18 April 2012

Cannonballs, Guided Missiles and Fractured Education

One of the biggest problems with the educational system is perhaps the most invisible and it stems from a view of the world that fractures the world into pieces. Students can sail through the educational system for sixteen years before they get any real world feedback because we believe that work and learning should be separate.

Alex Lightman has been sharing a few variations on a message I've tried to give my kids on the importance of not just finding or creating something you are good at or that pays well but rather, something that does all that and more. This Venn diagram neatly depicts the importance of getting all three elements in a job rather than just settling for one or two.


One problem with education is that kids are largely secluded from the world of work and they don't get much feedback on what they might be good at or even what pays well. (Pay is not just a paycheck. Other factors come into play, such as hours, stress, co-workers, etc.) 

Cannonballs shoot into space and the initial trajectory determines where they land. By contrast, guided missiles can adjust mid-flight based on new information. Guided missiles are much more accurate. 

Students who don't get the chance of work experiences that at least simulate the real world in which they'll live for decades experience education like a cannonball. We all know someone who has majored in something, concluding 16+ years of education with a 6 month job that quickly clarified for them that they couldn't spend their life missing one or two of the above keys. 

One of the biggest changes I would make to K-12 education is to break down the walls between school and work so that every student experienced work in some form from about age 10 on. Perhaps 10% of their time starting at that age would be engaged in tasks that could only be described as work. (And on a related note, if I were king even 55 year old "workers" would still be required to spend about 10% of their time in the classroom, trying to make sense of the world and further develop their understanding and job skills.)

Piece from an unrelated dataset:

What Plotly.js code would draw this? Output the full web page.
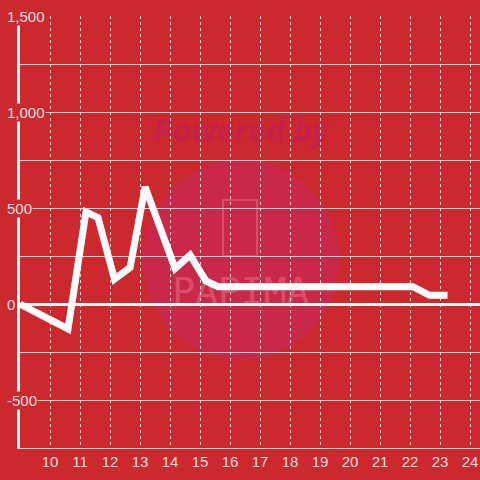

I would bet that almost no one gets to the "#win" region of the above Venn on the first try. That is, no cannonball is going to neatly land within that small target. Instead, students need a chance to continually adjust their goals, their learning, their skills, their passions as they iterate their way towards the "#win." That is, cannonballs won't hit this target but guided missiles might. 

The notion that we should fracture work and learning is a legacy of an old, analytic model that breaks the world into pieces in order to understand it. It's time to look at - and experience - life as a system that brings seemingly disparate parts back together. And education can be one area that leads the way. 

1 comment:

nunya said...

I like this post. It makes sense to me. Unfortunately higher education is becoming but a dream for many.